8. “Jibber and Twitch” – Cardiacs
For those unfamiliar with Cardiacs, imagine Devo, Gentle Giant, and Frank Zappa had a child together. That’s this band. They’re something of an acquired taste, but the prog-punk/art-pop outfit are undeniably talented. Take this song for instance. It’s a nonstop tour de force of ideas, jumping between musical statements with little care for your ears, and hitting the speakers with a live grenade of punkish energy. It’s not for everyone, but for the brave of heart/open-minded, you’ll understand why this song made the list.
7. “Intro/The Unknown Knows” – Voivod
“Intro/The Unknown Knows” opens the seminal Nothingface in grand fashion. The opening would have you believe this is going to be a slower, doom-laden number but then we get a quick turn around one minute and fifteen seconds into the song and are forced to bounce along to the riffs of guitarist Denis D’Amour and bassist Jean-Yves Thériault until they drastically shake things up toward the end. Even after 30 years, it’s still exhilarating.

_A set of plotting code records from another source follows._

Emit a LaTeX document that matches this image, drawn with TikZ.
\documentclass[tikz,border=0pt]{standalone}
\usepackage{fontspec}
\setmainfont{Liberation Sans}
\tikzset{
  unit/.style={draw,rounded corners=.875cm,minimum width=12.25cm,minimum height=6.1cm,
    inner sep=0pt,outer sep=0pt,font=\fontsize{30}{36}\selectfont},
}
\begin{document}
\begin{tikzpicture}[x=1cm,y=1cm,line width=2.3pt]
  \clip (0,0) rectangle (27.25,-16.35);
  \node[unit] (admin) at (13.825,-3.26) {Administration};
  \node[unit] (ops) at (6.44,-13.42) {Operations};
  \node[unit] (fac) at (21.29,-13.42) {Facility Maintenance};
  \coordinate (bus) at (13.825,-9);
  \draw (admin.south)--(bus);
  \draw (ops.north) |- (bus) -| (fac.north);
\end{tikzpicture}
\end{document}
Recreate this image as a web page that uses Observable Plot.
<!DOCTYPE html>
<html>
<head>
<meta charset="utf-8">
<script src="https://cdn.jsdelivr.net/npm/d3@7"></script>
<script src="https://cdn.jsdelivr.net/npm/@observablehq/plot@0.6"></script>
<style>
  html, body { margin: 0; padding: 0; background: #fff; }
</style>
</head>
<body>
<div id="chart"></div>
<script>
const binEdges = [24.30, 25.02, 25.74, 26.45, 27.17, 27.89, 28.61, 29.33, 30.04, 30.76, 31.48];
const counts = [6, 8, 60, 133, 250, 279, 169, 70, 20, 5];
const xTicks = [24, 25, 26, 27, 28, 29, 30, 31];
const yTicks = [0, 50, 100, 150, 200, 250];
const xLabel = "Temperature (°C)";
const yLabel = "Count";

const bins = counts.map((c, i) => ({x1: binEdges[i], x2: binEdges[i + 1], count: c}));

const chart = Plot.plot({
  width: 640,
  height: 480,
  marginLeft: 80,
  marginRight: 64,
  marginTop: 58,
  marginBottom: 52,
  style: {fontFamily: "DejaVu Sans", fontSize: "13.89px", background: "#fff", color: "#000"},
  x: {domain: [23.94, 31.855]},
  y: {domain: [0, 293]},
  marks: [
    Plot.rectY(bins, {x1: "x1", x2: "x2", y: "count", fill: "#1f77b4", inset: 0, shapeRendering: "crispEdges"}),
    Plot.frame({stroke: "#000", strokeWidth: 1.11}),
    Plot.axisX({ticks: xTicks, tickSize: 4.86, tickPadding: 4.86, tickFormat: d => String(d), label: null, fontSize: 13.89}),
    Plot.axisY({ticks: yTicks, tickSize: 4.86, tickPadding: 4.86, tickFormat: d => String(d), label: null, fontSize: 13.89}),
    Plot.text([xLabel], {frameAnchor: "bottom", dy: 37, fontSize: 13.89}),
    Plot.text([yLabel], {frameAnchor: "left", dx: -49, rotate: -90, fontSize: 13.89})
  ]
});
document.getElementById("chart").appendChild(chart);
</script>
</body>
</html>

6. “Elephant Talk” – King Crimson
From 1981’s Discipline, “Elephant Talk” sees the newly reformed King Crimson weave left and right as they deliver a quirky commentary on the nature of verbal communication. It doesn’t sound like anything the band had done previously in their already eclectic discography. It’s not folk or metal or jazz oriented, instead taking the guise of early ‘80s New Wave and Art Rock, a la Talking Heads. It might have been a shock for fans back in the day, but the stylistic framework plays to the strengths of this lineup, giving us a composition that is both brimming and concise.